I’m watching a Mexican construction crew. They are working on a friend’s house. It is the weekend, and the sun is twelve kinds of brutal.
At noon, they prepare lunch in the shade of a live oak.
The cook for the outfit connects an electric hot-plate to a power cord. He is pan-frying something strange-looking.
He asks if my friend and I want to join them for lunch.
“What’s that you’re cooking?” asks my friend.
“Tacitos tripas.”
I ask what this is, exactly.
The other men giggle.
“I think,” the man explains. “You call them chitlins in Americano. You wanna try?”
Chitlins. I’d rather lick a possum between the ears. However, my saintly mother spent her entire youth popping me with a hairbrush for the express purpose of teaching me to do “nice things.”
So I agreed to try some.
As it happens, I’ve seen some other nice things recently.

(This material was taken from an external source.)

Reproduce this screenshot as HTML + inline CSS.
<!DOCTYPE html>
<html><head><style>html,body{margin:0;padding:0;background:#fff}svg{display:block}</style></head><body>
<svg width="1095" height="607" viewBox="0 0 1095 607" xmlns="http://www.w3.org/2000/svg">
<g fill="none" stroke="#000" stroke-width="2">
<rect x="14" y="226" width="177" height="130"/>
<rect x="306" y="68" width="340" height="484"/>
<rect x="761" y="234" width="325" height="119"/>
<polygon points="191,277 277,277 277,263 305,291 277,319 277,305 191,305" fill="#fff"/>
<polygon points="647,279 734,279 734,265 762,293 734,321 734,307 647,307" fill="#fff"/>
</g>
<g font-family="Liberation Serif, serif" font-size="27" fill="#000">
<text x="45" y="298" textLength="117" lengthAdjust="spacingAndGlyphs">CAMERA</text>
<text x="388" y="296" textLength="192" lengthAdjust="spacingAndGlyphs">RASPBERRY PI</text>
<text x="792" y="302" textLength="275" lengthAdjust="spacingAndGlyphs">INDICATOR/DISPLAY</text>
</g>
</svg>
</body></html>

For instance, yesterday, in the Walmart checkout lane. I saw a woman with a full cart. She had four
children.
She tried to pay with a card. It was declined.
Her teenage daughter removed a wad of bills and said, “Lemme pay, Mama. I got babysitting money.”

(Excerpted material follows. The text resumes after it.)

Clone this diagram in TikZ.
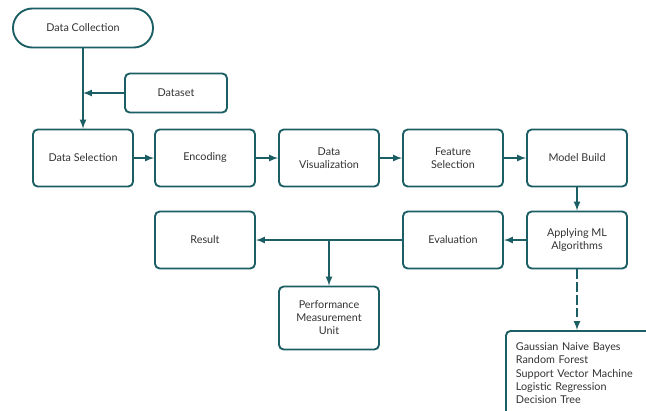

“That’s a REEEEAL good daughter,” said the cashier.
“The best,” said her mother.
Here’s another: I was at a traffic light. I saw a man with a long beard and a guitar on his back. I have seen him before. I’ve even given him money. He’s a nice fella who smells like a distillery.
I saw an arm reach from a car window ahead. The hand was holding a What-A-Burger bag.
The man took it, then sat cross-legged in the median to eat.